──────── Dataset content ────────

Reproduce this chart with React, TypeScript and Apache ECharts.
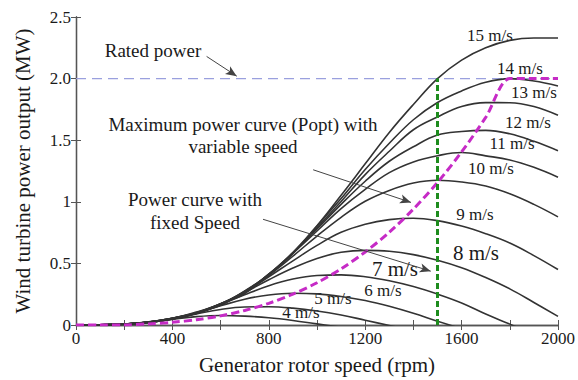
import React, { useEffect, useRef } from 'react';
import * as echarts from 'echarts';

// Generator rotor speed samples (rpm)
const rpm = [0, 100, 200, 300, 400, 500, 600, 700, 800, 900, 1000, 1100, 1200, 1300, 1400, 1500, 1600, 1700, 1800, 1900, 2000];

// Fixed-speed power curves (MW)
const p4 = [0, 0.001, 0.006, 0.021, 0.046, 0.068, 0.077, 0.072, 0.059, 0.037, 0.009, -0.018];
const p5 = [0, 0.001, 0.007, 0.020, 0.050, 0.090, 0.126, 0.146, 0.148, 0.137, 0.114, 0.081, 0.039, -0.004, -0.046];
const p6 = [0, 0.001, 0.006, 0.021, 0.050, 0.098, 0.156, 0.209, 0.244, 0.258, 0.253, 0.232, 0.199, 0.152, 0.095, 0.030, -0.030];
const p7 = [0, 0.001, 0.007, 0.021, 0.048, 0.098, 0.167, 0.246, 0.319, 0.373, 0.402, 0.407, 0.392, 0.359, 0.312, 0.251, 0.179, 0.089, 0.007, -0.076];
const p8 = [0, 0.001, 0.007, 0.023, 0.049, 0.093, 0.167, 0.264, 0.367, 0.462, 0.540, 0.590, 0.606, 0.599, 0.571, 0.526, 0.465, 0.385, 0.293, 0.183, 0.070];
const p9 = [0, 0.001, 0.008, 0.022, 0.049, 0.096, 0.168, 0.265, 0.392, 0.521, 0.646, 0.752, 0.818, 0.855, 0.867, 0.847, 0.803, 0.741, 0.665, 0.563, 0.450];
const p10 = [0, 0.002, 0.008, 0.021, 0.052, 0.098, 0.160, 0.273, 0.404, 0.559, 0.722, 0.874, 1.004, 1.092, 1.152, 1.175, 1.161, 1.128, 1.065, 0.979, 0.878];
const p11 = [0, 0.002, 0.008, 0.022, 0.055, 0.098, 0.168, 0.276, 0.409, 0.582, 0.763, 0.945, 1.101, 1.237, 1.324, 1.374, 1.400, 1.373, 1.340, 1.280, 1.200];
const p12 = [0, 0.002, 0.008, 0.023, 0.055, 0.095, 0.172, 0.270, 0.413, 0.588, 0.779, 0.979, 1.167, 1.329, 1.447, 1.542, 1.571, 1.580, 1.552, 1.491, 1.415];
const p13 = [0, 0.002, 0.008, 0.025, 0.055, 0.098, 0.172, 0.255, 0.413, 0.582, 0.790, 1.003, 1.221, 1.410, 1.585, 1.689, 1.774, 1.805, 1.804, 1.773, 1.702];
const p14 = [0, 0.002, 0.008, 0.025, 0.055, 0.101, 0.173, 0.262, 0.412, 0.580, 0.804, 1.026, 1.262, 1.475, 1.666, 1.806, 1.900, 1.970, 2.000, 1.980, 1.940];
const p15 = [0, 0.002, 0.007, 0.026, 0.053, 0.105, 0.171, 0.270, 0.403, 0.589, 0.806, 1.053, 1.308, 1.563, 1.790, 2.000, 2.150, 2.250, 2.310, 2.330, 2.330];

// Maximum power curve (Popt) with variable speed
const popt = [0, 0, 0.001, 0.009, 0.022, 0.043, 0.074, 0.118, 0.176, 0.25, 0.343, 0.456, 0.593, 0.753, 0.941, 1.157, 1.405, 1.685, 2.0, 2.0, 2.0];

const windLabels = ['4 m/s', '5 m/s', '6 m/s', '7 m/s', '8 m/s', '9 m/s', '10 m/s', '11 m/s', '12 m/s', '13 m/s', '14 m/s', '15 m/s'];
const curves = [p4, p5, p6, p7, p8, p9, p10, p11, p12, p13, p14, p15];

const ratedPower = 2.0;
const ratedSpeed = 1500;
const yTickText: Record<string, string> = { '0': '0', '0.5': '0.5', '1': '1', '1.5': '1.5', '2': '2.0', '2.5': '2.5' };

// layout of the texts (pixels)
const windLabelPos: [number, number, number][] = [
  [301, 312, 17], [333, 298, 17], [383, 290, 17], [395, 269, 21], [476, 253, 21], [475, 214, 17],
  [491, 168, 17], [512, 143, 17], [528, 122, 17], [534, 92, 17], [520, 68, 17], [490, 35, 17],
];
const annotations: [string, number, number][] = [
  ['Rated power', 153, 50],
  ['Maximum power curve (Popt) with', 243, 124],
  ['variable speed', 243, 146],
  ['Power curve with', 195, 199],
  ['fixed Speed', 195, 222],
];
const arrows: [number, number, number, number][] = [
  [542, 2.18, 667, 2.02],
  [984, 1.26, 1390, 0.995],
  [776, 0.858, 1472, 0.437],
];

const FONT = '"Liberation Serif", "Times New Roman", serif';

export default function App() {
  const ref = useRef<HTMLDivElement>(null);
  useEffect(() => {
    const chart = echarts.init(ref.current!, null, { renderer: 'svg' });
    const axisLine = { show: true, lineStyle: { color: '#555', width: 1.3 } };
    const series: any[] = [];
    series.push({
      type: 'line',
      data: [[0, ratedPower], [2000, ratedPower]],
      symbol: 'none',
      lineStyle: { color: '#9aa0de', width: 1.4, type: [10, 6] },
      z: 1,
      markLine: {
        silent: true,
        symbol: ['none', 'arrow'],
        symbolSize: [7, 11],
        label: { show: false },
        lineStyle: { color: '#444', width: 1, type: 'solid' },
        data: arrows.map(([x1, y1, x2, y2]) => [{ coord: [x1, y1] }, { coord: [x2, y2] }]),
      },
    });
    curves.forEach((c, i) => {
      series.push({
        type: 'line',
        name: windLabels[i],
        data: c.map((v, j) => [rpm[j], v]),
        symbol: 'none',
        smooth: 0.4,
        lineStyle: { color: '#333', width: 1.6 },
        z: 2,
      });
    });
    series.push({
      type: 'line',
      data: popt.map((v, j) => [rpm[j], v]),
      symbol: 'none',
      smooth: 0.3,
      lineStyle: { color: '#c62bc6', width: 3, type: [8, 4] },
      z: 3,
    });
    series.push({
      type: 'line',
      data: [[ratedSpeed, 0], [ratedSpeed, ratedPower]],
      symbol: 'none',
      lineStyle: { color: '#1e8c1e', width: 3, type: [6, 3] },
      z: 4,
    });

    const graphic: any[] = [];
    annotations.forEach(([t, x, y]) => {
      graphic.push({
        type: 'text', x, y, silent: true,
        style: { text: t, font: `19px ${FONT}`, fill: '#1a1a1a', textAlign: 'center', textVerticalAlign: 'middle' },
      });
    });
    windLabels.forEach((t, i) => {
      const [x, y, fs] = windLabelPos[i];
      graphic.push({
        type: 'text', x, y, silent: true,
        style: { text: t, font: `${fs}px ${FONT}`, fill: '#1a1a1a', textAlign: 'center', textVerticalAlign: 'middle' },
      });
    });

    chart.setOption({
      animation: false,
      backgroundColor: '#fff',
      grid: { left: 76, right: 10, top: 17, bottom: 54 },
      xAxis: [
        {
          type: 'value', min: 0, max: 2000, interval: 400, position: 'bottom',
          name: 'Generator rotor speed (rpm)', nameLocation: 'middle', nameGap: 29,
          nameTextStyle: { fontFamily: FONT, fontSize: 21, color: '#1a1a1a' },
          axisLine, axisTick: { inside: true, length: 5, lineStyle: { color: '#555' } },
          minorTick: { show: true, splitNumber: 2, length: 5, lineStyle: { color: '#555' } },
          axisLabel: { fontFamily: FONT, fontSize: 17, color: '#1a1a1a', margin: 5, formatter: (v: number) => String(v) },
          splitLine: { show: false },
        },
        {
          type: 'value', min: 0, max: 2000, interval: 400, position: 'top',
          axisLine, axisTick: { inside: true, length: 5, lineStyle: { color: '#555' } },
          minorTick: { show: true, splitNumber: 2, length: 5, lineStyle: { color: '#555' } },
          axisLabel: { show: false }, splitLine: { show: false },
        },
      ],
      yAxis: [
        {
          type: 'value', min: 0, max: 2.5, interval: 0.5, position: 'left',
          name: 'Wind turbine power output (MW)', nameLocation: 'middle', nameGap: 43,
          nameTextStyle: { fontFamily: FONT, fontSize: 21, color: '#1a1a1a' },
          axisLine, axisTick: { inside: true, length: 5, lineStyle: { color: '#555' } },
          axisLabel: {
            fontFamily: FONT, fontSize: 17, color: '#1a1a1a', margin: 5,
            formatter: (v: number) => yTickText[String(v)] ?? String(v),
          },
          splitLine: { show: false },
        },
        {
          type: 'value', min: 0, max: 2.5, interval: 0.5, position: 'right',
          axisLine, axisTick: { inside: true, length: 5, lineStyle: { color: '#555' } },
          axisLabel: { show: false }, splitLine: { show: false },
        },
      ],
      series,
      graphic,
    });
    return () => chart.dispose();
  }, []);
  return <div ref={ref} style={{ position: 'fixed', left: 0, top: 0, width: 578, height: 380, background: '#fff' }} />;
}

────────

Problem: Copy nothing but the lines from the top of the material through the line holding "1800, 1900, 2000];", exactly as written; omit pictures.

Solved problem:
Reproduce this chart with React, TypeScript and Apache ECharts.
import React, { useEffect, useRef } from 'react';
import * as echarts from 'echarts';

// Generator rotor speed samples (rpm)
const rpm = [0, 100, 200, 300, 400, 500, 600, 700, 800, 900, 1000, 1100, 1200, 1300, 1400, 1500, 1600, 1700, 1800, 1900, 2000];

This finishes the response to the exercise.